Parce qu’elle éclaire la façon dont se constituent nos rapports au monde en leur épure essentielle. Voici le noyau de ma thèse: 1) le réel n’est pas le monde, bien que le monde soit réel; 2) il n’y a pas de monde sans une conscience qui configure les rapports au monde; 3) une telle configuration est le fait d’une conscience grammaticalisée — en ce qui nous concerne, selon les différenciations de temps, modes, voix, aspects, personnes pronominales.

En somme, la grammaire du verbe est notre véritable ontologie. Au-delà de son concept «scolaire», celui de nos manuels, son concept «cosmique» exprime le noyau universel de notre identité personnelle. Sans elle, nous ne saurions nous entendre entre nous à propos du monde, par-delà la différence des langues, car c’est elle qui permet de traduire les langues les unes dans les autres. La grammaire du verbe code nos rapports au monde et représente l’architecture fondamentale du monde commun.

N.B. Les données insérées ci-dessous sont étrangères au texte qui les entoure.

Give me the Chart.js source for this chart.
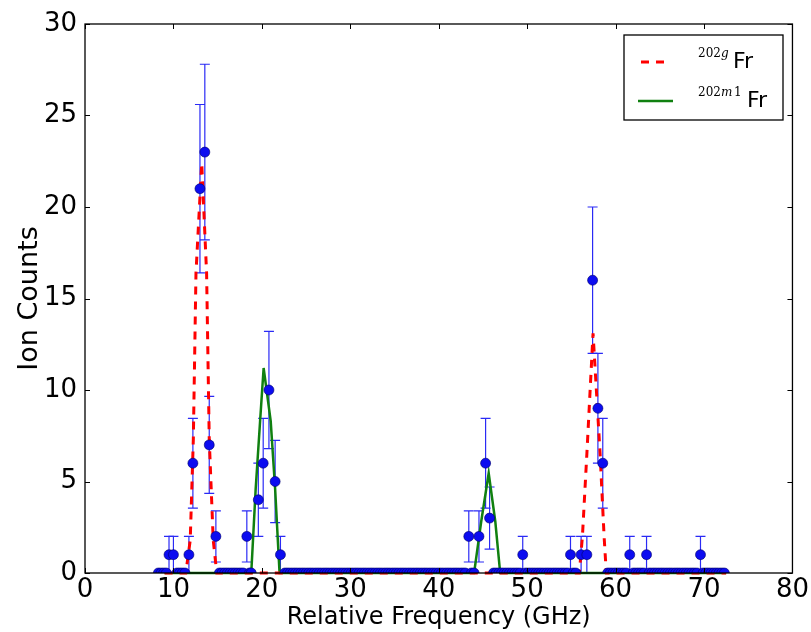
<!DOCTYPE html>
<html>
<head>
<meta charset="utf-8">
<script src="https://cdn.jsdelivr.net/npm/chart.js@4.4.1/dist/chart.umd.min.js"></script>
<style>
  html, body { margin: 0; padding: 0; background: #fff; }
  #wrap { width: 811px; height: 632px; }
</style>
</head>
<body>
<div id="wrap"><canvas id="chart" width="811" height="632"></canvas></div>
<script>
// measured points with counts (GHz, ion counts, error)
const peakFreq   = [9.5, 10.0, 11.75, 12.2, 13.0, 13.55, 14.05, 14.8, 18.3, 19.6, 20.15, 20.8, 21.5, 22.1,
                    43.4, 44.55, 45.3, 45.75, 49.5, 54.9, 56.1, 56.75, 57.4, 58.0, 58.55, 61.6, 63.5, 69.6];
const peakCounts = [1, 1, 1, 6, 21, 23, 7, 2, 2, 4, 6, 10, 5, 1,
                    2, 2, 6, 3, 1, 1, 1, 1, 16, 9, 6, 1, 1, 1];
const peakErrors = [1, 1, 1, 2.45, 4.6, 4.8, 2.65, 1.4, 1.4, 2, 2.45, 3.2, 2.25, 1,
                    1.4, 1.4, 2.45, 1.7, 1, 1, 1, 1, 4, 3, 2.45, 1, 1, 1];

// scan steps with no counts
const zeroFreq = [8.3, 8.6, 8.9, 9.2, 10.4, 10.7, 11.0, 11.3,
                  15.2, 15.5, 15.8, 16.1, 16.4, 16.7, 17.0, 17.3, 17.6, 17.9, 18.6, 18.8,
                  22.6, 22.9, 23.2, 23.5, 23.8, 24.1, 24.4, 24.7, 25.0, 25.3, 25.6, 25.9, 26.2, 26.5,
                  26.8, 27.1, 27.4, 27.7, 28.0, 28.3, 28.6, 28.9, 29.2, 29.5, 29.8, 30.1, 30.4, 30.7,
                  31.0, 31.3, 31.6, 31.9, 32.2, 32.5, 32.8, 33.1, 33.4, 33.7, 34.0, 34.3, 34.6, 34.9,
                  35.2, 35.5, 35.8, 36.1, 36.4, 36.7, 37.0, 37.3, 37.6, 37.9, 38.2, 38.5, 38.8, 39.1,
                  39.4, 39.7, 40.0, 40.3, 40.6, 40.9, 41.2, 41.5, 41.8, 42.1, 42.4, 42.7, 43.0, 43.7, 44.0,
                  46.2, 46.5, 46.8, 47.1, 47.4, 47.7, 48.0, 48.3, 48.6, 48.9, 49.2, 49.8, 50.1, 50.4,
                  50.7, 51.0, 51.3, 51.6, 51.9, 52.2, 52.5, 52.8, 53.1, 53.4, 53.7, 54.0, 54.3, 54.6,
                  55.2, 55.5,
                  59.1, 59.4, 59.7, 60.0, 60.3, 60.6, 60.9, 61.2, 62.0, 62.3, 62.6, 62.9, 63.2, 63.8,
                  64.1, 64.4, 64.7, 65.0, 65.3, 65.6, 65.9, 66.2, 66.5, 66.8, 67.1, 67.4, 67.7, 68.0,
                  68.3, 68.6, 68.9, 69.2, 69.9, 70.2, 70.5, 70.8, 71.1, 71.4, 71.7, 72.0, 72.3];

// fits
const groundFreq   = [9.0, 11.4, 11.9, 12.25, 12.55, 13.2, 13.75, 14.05, 14.5, 14.9,
                      55.9, 56.25, 56.75, 57.45, 58.25, 58.7, 58.95, 72.5];
const groundCounts = [0, 0, 1.8, 7.3, 16.4, 22.4, 16.4, 7.3, 1.8, 0,
                      0, 2, 6.5, 13.1, 6.5, 2, 0, 0];
const isomerFreq   = [9.0, 18.8, 19.3, 19.8, 20.2, 21.0, 21.5, 22.0,
                      44.0, 44.8, 45.65, 46.4, 46.95, 72.5];
const isomerCounts = [0, 0, 4.6, 8.3, 11.2, 8.3, 4.6, 0,
                      0, 2.8, 5.45, 2.8, 0, 0];

const xTicks = [0, 10, 20, 30, 40, 50, 60, 70, 80];
const yTicks = [0, 5, 10, 15, 20, 25, 30];

const measured = peakFreq.map((f, i) => ({x: f, y: peakCounts[i], err: peakErrors[i]}))
    .concat(zeroFreq.map(f => ({x: f, y: 0, err: 0})));

const errorBars = {
    id: 'errorBars',
    beforeDatasetsDraw(chart) {
        const {ctx, chartArea, scales} = chart;
        ctx.save();
        ctx.beginPath();
        ctx.rect(chartArea.left, chartArea.top, chartArea.right - chartArea.left, chartArea.bottom - chartArea.top);
        ctx.clip();
        ctx.strokeStyle = '#2a2af5';
        ctx.lineWidth = 1.2;
        measured.forEach(p => {
            if (!p.err) return;
            const px = scales.x.getPixelForValue(p.x);
            const top = scales.y.getPixelForValue(p.y + p.err);
            const bot = scales.y.getPixelForValue(p.y - p.err);
            ctx.beginPath();
            ctx.moveTo(px, top); ctx.lineTo(px, bot);
            ctx.moveTo(px - 5, top); ctx.lineTo(px + 5, top);
            ctx.moveTo(px - 5, bot); ctx.lineTo(px + 5, bot);
            ctx.stroke();
        });
        ctx.restore();
    }
};

const frame = {
    id: 'frame',
    afterDraw(chart) {
        const {ctx, chartArea: a, scales: {x, y}} = chart;
        ctx.save();
        ctx.strokeStyle = '#000';
        ctx.lineWidth = 1.3;
        ctx.strokeRect(a.left, a.top, a.right - a.left, a.bottom - a.top);
        ctx.lineWidth = 1;
        ctx.beginPath();
        xTicks.forEach(v => {
            const px = Math.round(x.getPixelForValue(v)) + 0.5;
            ctx.moveTo(px, a.bottom); ctx.lineTo(px, a.bottom - 5);
            ctx.moveTo(px, a.top); ctx.lineTo(px, a.top + 5);
        });
        yTicks.forEach(v => {
            const py = Math.round(y.getPixelForValue(v)) + 0.5;
            ctx.moveTo(a.left, py); ctx.lineTo(a.left + 5, py);
            ctx.moveTo(a.right, py); ctx.lineTo(a.right - 5, py);
        });
        ctx.stroke();

        // legend
        const lx = 624, ly = 35, lw = 159, lh = 85;
        ctx.fillStyle = '#fff';
        ctx.fillRect(lx, ly, lw, lh);
        ctx.strokeStyle = '#000';
        ctx.lineWidth = 1.3;
        ctx.strokeRect(lx, ly, lw, lh);

        ctx.strokeStyle = '#ff0000';
        ctx.lineWidth = 3;
        ctx.setLineDash([8, 7]);
        ctx.beginPath(); ctx.moveTo(641, 62); ctx.lineTo(670, 62); ctx.stroke();
        ctx.setLineDash([]);
        ctx.strokeStyle = '#108010';
        ctx.lineWidth = 2.5;
        ctx.beginPath(); ctx.moveTo(638, 101); ctx.lineTo(673, 101); ctx.stroke();

        ctx.fillStyle = '#000';
        ctx.textBaseline = 'alphabetic';
        ctx.textAlign = 'left';
        ctx.font = '12px "DejaVu Serif"';
        ctx.fillText('202', 698, 57);
        ctx.font = 'italic 12px "DejaVu Serif"';
        ctx.fillText('g', 721, 57);
        ctx.font = '22px "DejaVu Sans"';
        ctx.fillText('Fr', 733, 68);

        ctx.font = '12px "DejaVu Serif"';
        ctx.fillText('202', 698, 96);
        ctx.font = 'italic 12px "DejaVu Serif"';
        ctx.fillText('m', 721, 96);
        ctx.font = '12px "DejaVu Serif"';
        ctx.fillText('1', 734, 96);
        ctx.font = '22px "DejaVu Sans"';
        ctx.fillText('Fr', 747, 107);
        ctx.restore();
    }
};

Chart.defaults.font.family = '"DejaVu Sans", sans-serif';
Chart.defaults.color = '#000';

new Chart(document.getElementById('chart'), {
    type: 'scatter',
    data: {
        datasets: [
            {
                label: 'data',
                data: measured,
                backgroundColor: '#0c0cf0',
                borderColor: '#00006a',
                borderWidth: 0.6,
                pointRadius: 5,
                showLine: false,
                order: 0
            },
            {
                label: '202g Fr',
                data: groundFreq.map((f, i) => ({x: f, y: groundCounts[i]})),
                showLine: true,
                borderColor: '#ff0000',
                borderWidth: 3,
                borderDash: [8, 7],
                pointRadius: 0,
                tension: 0,
                clip: 3,
                order: 1
            },
            {
                label: '202m1 Fr',
                data: isomerFreq.map((f, i) => ({x: f, y: isomerCounts[i]})),
                showLine: true,
                borderColor: '#108010',
                borderWidth: 2.5,
                pointRadius: 0,
                tension: 0,
                clip: 3,
                order: 2
            }
        ]
    },
    options: {
        responsive: false,
        animation: false,
        devicePixelRatio: 1,
        layout: { padding: { top: 24, right: 18, left: 0, bottom: 0 } },
        plugins: {
            legend: { display: false },
            tooltip: { enabled: false }
        },
        scales: {
            x: {
                type: 'linear',
                min: 0, max: 80,
                afterFit: s => { s.height = 59; },
                afterBuildTicks: s => { s.ticks = xTicks.map(v => ({value: v})); },
                grid: { display: false, drawTicks: false },
                border: { display: false },
                ticks: { font: { size: 26 }, padding: 2, maxRotation: 0 },
                title: { display: true, text: 'Relative Frequency (GHz)', font: { size: 24 }, padding: 0 }
            },
            y: {
                type: 'linear',
                min: 0, max: 30,
                afterFit: s => { s.width = 85; },
                afterBuildTicks: s => { s.ticks = yTicks.map(v => ({value: v})); },
                grid: { display: false, drawTicks: false },
                border: { display: false },
                ticks: { font: { size: 26 }, padding: 8 },
                title: { display: true, text: 'Ion Counts', font: { size: 27 }, padding: { top: 14, bottom: 0 } }
            }
        }
    },
    plugins: [errorBars, frame]
});
</script>
</body>
</html>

D’où son intérêt majeur pour la Philosophie.

Question plus politique: quelle analyse faites-vous du fait d’être catalogué comme «complotiste» dès lors que l’on exerce son sens critique?

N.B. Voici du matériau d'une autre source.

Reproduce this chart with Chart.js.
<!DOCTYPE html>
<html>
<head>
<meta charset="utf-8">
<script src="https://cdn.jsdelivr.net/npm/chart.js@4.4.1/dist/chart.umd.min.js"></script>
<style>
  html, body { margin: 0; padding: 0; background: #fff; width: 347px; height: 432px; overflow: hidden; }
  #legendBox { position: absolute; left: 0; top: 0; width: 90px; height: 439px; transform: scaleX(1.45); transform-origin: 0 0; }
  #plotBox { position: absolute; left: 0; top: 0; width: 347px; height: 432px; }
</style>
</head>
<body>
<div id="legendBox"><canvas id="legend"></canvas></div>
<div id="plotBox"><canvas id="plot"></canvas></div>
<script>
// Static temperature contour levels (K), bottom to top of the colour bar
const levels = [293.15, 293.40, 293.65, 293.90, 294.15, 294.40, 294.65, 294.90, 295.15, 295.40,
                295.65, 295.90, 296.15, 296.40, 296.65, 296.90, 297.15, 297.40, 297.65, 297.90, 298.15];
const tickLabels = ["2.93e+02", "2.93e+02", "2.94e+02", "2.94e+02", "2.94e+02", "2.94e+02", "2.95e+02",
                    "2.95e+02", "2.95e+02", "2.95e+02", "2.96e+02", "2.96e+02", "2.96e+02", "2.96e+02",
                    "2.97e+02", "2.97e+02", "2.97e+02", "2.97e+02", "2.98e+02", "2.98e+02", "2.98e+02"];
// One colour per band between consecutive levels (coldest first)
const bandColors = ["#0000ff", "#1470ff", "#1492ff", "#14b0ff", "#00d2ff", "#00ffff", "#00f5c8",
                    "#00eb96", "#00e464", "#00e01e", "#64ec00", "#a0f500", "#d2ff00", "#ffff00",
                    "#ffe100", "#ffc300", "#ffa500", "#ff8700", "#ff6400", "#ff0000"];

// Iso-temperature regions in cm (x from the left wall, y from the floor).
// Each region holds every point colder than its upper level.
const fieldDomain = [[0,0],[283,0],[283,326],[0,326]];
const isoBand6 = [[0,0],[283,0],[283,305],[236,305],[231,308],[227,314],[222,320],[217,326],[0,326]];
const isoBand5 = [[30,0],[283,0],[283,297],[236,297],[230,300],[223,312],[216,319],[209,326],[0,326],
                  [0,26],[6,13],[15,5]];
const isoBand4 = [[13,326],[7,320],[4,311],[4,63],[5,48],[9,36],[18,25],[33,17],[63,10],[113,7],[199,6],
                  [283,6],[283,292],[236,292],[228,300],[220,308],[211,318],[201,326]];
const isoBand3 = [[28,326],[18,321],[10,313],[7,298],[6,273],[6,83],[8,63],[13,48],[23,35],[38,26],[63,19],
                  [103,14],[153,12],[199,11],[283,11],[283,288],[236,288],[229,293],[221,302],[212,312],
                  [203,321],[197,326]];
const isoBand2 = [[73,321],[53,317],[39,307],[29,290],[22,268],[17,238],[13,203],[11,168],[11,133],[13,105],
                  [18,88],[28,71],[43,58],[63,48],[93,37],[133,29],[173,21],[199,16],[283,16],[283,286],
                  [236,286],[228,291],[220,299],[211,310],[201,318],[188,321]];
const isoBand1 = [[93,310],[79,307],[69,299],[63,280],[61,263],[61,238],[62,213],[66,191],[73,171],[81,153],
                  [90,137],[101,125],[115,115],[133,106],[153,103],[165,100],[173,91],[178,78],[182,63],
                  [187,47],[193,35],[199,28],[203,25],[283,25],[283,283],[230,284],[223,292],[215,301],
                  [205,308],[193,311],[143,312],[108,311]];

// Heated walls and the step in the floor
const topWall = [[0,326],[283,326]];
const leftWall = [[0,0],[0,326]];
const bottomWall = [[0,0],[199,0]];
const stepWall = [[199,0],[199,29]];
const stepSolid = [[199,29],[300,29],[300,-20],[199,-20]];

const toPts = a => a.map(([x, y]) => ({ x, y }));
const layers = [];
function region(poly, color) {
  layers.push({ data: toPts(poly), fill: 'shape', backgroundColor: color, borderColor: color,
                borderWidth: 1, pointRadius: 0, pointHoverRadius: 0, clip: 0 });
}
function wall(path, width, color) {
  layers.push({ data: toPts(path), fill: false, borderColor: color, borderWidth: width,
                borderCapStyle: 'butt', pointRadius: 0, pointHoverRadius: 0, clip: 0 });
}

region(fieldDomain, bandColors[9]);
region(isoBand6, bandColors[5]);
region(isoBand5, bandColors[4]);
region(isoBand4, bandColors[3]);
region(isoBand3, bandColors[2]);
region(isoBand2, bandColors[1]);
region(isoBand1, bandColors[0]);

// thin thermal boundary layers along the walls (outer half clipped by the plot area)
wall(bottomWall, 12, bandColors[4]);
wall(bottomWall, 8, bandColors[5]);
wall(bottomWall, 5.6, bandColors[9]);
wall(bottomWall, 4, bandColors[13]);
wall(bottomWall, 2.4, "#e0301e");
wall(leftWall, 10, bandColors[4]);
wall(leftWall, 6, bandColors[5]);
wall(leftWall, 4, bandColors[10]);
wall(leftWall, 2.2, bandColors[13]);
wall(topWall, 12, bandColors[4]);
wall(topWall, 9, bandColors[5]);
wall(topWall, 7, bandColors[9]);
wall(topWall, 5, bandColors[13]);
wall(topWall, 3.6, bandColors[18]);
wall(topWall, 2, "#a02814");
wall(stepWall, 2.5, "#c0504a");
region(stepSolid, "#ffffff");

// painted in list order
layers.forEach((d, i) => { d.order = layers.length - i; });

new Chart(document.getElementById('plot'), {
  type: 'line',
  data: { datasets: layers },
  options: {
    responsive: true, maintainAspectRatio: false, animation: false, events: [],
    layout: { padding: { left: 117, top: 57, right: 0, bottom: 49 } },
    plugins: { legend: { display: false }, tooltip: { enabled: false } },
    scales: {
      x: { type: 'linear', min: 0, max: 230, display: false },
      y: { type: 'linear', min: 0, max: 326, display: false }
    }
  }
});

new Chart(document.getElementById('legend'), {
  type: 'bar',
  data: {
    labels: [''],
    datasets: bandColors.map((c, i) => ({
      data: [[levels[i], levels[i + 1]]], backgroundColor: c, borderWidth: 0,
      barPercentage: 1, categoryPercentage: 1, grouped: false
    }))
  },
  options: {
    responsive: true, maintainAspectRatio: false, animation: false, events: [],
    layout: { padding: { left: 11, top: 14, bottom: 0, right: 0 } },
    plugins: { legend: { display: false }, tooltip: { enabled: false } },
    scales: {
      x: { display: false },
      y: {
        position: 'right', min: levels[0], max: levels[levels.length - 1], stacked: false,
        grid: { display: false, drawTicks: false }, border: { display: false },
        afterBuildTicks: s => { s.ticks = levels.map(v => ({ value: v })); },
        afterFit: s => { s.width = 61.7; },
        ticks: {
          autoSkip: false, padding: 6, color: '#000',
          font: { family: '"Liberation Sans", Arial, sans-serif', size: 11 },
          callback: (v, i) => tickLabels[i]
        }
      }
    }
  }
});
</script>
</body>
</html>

Spécialement dans le contexte de la crise sanitaire, l’accusation de complotisme est devenue une arme d’intimidation massive à disposition d’une gouvernance post-démocratique, épaulée par les médias mainstream. En France, la stratégie sanitaire est marquée par le «tout hospitalier», le «tout vaccinal», le «tout interdictif» de l’assignation à résidence. Les critiques portées à l’encontre de cette stratégie psychorigide sont aussitôt taxées de conspirationnistes, tandis que des dogmes officiels se sont mis en place: 1) il n’existe aucun traitement médicamenteux digne de ce nom; 2) la médecine libérale et les officines pharmaceutiques n’ont rien à apprendre aux Autorités supérieures de la Santé; 3) à côté des études randomisées et des courbes prospectives, les pratiques assidues du soin et du suivi médical ne sont qu’artisanales; 4) ceux qui contestent ces dogmes sont des hérétiques méritant, à défaut de l’excommunication ou du bûcher, l’exclusion médiatique et la convocation devant le Conseil de l’ordre. Quant à l’anathème de jadis, il se maintient dans la stigmatisation du «complotisme».

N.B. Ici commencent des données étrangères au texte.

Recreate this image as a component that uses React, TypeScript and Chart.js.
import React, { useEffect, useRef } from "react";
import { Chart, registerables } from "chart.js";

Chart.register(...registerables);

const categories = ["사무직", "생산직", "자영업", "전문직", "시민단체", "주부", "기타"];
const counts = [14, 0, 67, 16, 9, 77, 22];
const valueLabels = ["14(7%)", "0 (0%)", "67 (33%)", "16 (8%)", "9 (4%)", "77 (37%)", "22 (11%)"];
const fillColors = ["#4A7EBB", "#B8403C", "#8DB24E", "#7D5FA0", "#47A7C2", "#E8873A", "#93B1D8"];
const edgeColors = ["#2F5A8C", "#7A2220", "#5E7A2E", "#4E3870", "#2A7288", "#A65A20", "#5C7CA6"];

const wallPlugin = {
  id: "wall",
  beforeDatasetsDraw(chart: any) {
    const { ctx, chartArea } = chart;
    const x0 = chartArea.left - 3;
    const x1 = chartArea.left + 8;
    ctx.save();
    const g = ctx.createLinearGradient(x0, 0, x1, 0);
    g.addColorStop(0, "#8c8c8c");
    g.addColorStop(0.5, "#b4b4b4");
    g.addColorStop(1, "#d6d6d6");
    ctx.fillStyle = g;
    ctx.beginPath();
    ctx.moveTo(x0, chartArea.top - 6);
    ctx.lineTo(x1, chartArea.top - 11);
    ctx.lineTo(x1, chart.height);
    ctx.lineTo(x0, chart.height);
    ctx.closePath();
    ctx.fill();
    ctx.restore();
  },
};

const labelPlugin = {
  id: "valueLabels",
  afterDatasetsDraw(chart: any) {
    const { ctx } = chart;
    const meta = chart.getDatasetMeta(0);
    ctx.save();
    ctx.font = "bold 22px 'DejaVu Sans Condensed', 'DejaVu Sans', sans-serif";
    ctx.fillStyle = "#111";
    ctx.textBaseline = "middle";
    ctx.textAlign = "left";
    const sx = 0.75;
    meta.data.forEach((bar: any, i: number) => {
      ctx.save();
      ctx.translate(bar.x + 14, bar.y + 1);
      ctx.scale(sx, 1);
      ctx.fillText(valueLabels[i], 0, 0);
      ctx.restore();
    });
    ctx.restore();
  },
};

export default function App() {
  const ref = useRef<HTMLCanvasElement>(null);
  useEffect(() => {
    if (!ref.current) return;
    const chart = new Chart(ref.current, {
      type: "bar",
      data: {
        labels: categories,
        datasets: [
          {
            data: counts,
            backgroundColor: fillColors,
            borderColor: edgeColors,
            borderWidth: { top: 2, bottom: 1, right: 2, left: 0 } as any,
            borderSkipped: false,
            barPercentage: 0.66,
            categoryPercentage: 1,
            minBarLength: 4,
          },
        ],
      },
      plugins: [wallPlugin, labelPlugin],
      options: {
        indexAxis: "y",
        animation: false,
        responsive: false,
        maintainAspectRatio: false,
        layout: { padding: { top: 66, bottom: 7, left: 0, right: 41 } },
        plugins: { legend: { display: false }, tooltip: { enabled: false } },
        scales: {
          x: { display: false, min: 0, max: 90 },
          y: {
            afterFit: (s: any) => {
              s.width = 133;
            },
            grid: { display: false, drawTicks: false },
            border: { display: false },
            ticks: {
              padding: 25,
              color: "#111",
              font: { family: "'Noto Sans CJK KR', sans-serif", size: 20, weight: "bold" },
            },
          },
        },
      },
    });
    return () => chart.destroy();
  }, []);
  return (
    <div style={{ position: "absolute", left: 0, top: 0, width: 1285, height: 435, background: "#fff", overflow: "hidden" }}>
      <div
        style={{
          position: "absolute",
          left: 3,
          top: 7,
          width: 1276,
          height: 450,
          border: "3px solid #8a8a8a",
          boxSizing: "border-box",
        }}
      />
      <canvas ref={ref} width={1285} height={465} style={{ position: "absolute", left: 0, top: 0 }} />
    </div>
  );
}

Ce qui parle à travers cette bouffée délirante n’est autre que la pulsion de mort, le Thanatos: supprimer la vie au motif de sauver des vies. Pour le moment, la société française est engourdie par un matraquage quotidien, lequel est parvenu à instiller une sorte de terreur, en mettant les gens face à ce refoulé suprême qu’est l’imminence de leur propre mort. Comment ne pas s’attendre à une montée du complotisme? Si, de ce côté, on redoute le grand reset, je préfère diriger mes attentes vers le grand réveil.